WORK TO BE COMPLETED: Leaving out every picture, copy the lines of the data exactly, from the first through the line containing "1.1e-12, 3.1e-13, 8e-14];".

SOURCE MATERIAL:

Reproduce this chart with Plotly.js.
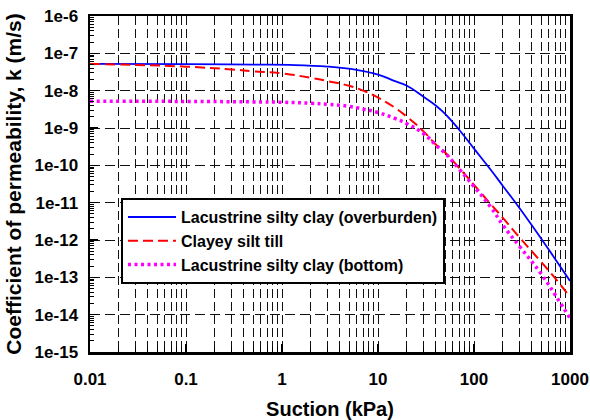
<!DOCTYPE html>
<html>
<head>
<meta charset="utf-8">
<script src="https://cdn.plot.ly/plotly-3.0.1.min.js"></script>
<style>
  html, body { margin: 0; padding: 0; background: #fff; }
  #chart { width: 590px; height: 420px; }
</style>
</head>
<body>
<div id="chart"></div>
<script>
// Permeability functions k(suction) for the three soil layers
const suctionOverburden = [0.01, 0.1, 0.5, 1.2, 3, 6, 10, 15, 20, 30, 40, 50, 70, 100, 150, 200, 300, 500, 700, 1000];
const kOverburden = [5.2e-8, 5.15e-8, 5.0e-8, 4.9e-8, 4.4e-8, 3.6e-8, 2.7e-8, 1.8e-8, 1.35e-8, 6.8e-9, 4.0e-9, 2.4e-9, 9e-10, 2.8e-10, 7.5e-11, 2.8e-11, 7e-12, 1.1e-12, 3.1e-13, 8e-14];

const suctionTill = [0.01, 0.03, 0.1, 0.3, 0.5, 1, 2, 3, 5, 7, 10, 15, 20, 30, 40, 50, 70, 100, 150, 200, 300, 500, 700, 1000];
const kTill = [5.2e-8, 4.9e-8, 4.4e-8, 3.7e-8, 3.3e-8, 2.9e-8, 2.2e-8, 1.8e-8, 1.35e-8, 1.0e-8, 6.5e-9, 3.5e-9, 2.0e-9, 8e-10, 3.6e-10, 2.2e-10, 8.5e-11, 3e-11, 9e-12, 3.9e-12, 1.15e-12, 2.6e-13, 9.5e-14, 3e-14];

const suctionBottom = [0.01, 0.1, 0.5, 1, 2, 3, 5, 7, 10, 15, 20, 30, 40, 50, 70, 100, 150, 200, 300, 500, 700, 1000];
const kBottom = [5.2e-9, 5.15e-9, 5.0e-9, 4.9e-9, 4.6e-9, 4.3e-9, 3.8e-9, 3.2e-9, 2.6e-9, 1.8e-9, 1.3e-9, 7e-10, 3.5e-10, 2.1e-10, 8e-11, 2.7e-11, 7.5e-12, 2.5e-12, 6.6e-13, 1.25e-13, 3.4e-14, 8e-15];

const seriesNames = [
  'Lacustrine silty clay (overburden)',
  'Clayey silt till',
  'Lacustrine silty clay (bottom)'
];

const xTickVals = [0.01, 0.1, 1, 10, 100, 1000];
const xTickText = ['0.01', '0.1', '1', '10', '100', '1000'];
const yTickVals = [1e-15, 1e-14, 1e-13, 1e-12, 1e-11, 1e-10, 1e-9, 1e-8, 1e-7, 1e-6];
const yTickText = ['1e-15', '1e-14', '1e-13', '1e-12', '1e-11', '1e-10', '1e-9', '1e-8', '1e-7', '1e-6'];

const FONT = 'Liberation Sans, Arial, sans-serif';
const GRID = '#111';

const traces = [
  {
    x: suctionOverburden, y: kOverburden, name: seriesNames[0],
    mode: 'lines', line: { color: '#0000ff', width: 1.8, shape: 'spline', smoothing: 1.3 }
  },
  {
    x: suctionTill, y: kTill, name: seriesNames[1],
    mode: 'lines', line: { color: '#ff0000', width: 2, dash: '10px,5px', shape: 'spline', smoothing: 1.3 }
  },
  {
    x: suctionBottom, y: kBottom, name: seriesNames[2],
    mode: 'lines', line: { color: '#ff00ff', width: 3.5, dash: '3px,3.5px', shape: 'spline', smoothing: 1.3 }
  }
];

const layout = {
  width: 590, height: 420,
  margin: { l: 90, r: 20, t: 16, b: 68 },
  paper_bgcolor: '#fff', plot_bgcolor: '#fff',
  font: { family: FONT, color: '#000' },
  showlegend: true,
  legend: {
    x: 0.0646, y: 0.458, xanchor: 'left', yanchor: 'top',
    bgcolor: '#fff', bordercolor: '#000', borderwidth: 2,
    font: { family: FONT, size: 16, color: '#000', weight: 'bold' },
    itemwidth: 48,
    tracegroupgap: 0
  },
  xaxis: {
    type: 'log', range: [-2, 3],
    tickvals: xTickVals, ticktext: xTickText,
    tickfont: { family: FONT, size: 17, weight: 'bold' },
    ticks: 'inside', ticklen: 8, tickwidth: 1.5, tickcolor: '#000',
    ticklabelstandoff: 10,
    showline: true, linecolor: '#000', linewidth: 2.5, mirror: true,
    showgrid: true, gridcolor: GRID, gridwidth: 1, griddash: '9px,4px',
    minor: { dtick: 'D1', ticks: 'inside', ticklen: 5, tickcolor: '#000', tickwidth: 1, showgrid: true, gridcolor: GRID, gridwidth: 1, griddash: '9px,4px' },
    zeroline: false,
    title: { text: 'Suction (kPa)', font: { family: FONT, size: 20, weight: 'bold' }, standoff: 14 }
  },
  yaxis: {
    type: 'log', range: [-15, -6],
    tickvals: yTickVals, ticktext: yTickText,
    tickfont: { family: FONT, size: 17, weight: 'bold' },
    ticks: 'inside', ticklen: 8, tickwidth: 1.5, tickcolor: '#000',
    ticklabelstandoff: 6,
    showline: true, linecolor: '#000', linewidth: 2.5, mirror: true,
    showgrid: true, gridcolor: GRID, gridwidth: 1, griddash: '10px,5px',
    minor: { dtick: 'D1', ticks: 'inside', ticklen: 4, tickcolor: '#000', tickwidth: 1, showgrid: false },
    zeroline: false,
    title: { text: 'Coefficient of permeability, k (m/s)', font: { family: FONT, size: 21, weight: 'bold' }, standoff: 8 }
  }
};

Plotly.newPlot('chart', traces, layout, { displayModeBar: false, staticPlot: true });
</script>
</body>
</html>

TASK RESPONSE:
Reproduce this chart with Plotly.js.
<!DOCTYPE html>
<html>
<head>
<meta charset="utf-8">
<script src="https://cdn.plot.ly/plotly-3.0.1.min.js"></script>
<style>
  html, body { margin: 0; padding: 0; background: #fff; }
  #chart { width: 590px; height: 420px; }
</style>
</head>
<body>
<div id="chart"></div>
<script>
// Permeability functions k(suction) for the three soil layers
const suctionOverburden = [0.01, 0.1, 0.5, 1.2, 3, 6, 10, 15, 20, 30, 40, 50, 70, 100, 150, 200, 300, 500, 700, 1000];
const kOverburden = [5.2e-8, 5.15e-8, 5.0e-8, 4.9e-8, 4.4e-8, 3.6e-8, 2.7e-8, 1.8e-8, 1.35e-8, 6.8e-9, 4.0e-9, 2.4e-9, 9e-10, 2.8e-10, 7.5e-11, 2.8e-11, 7e-12, 1.1e-12, 3.1e-13, 8e-14];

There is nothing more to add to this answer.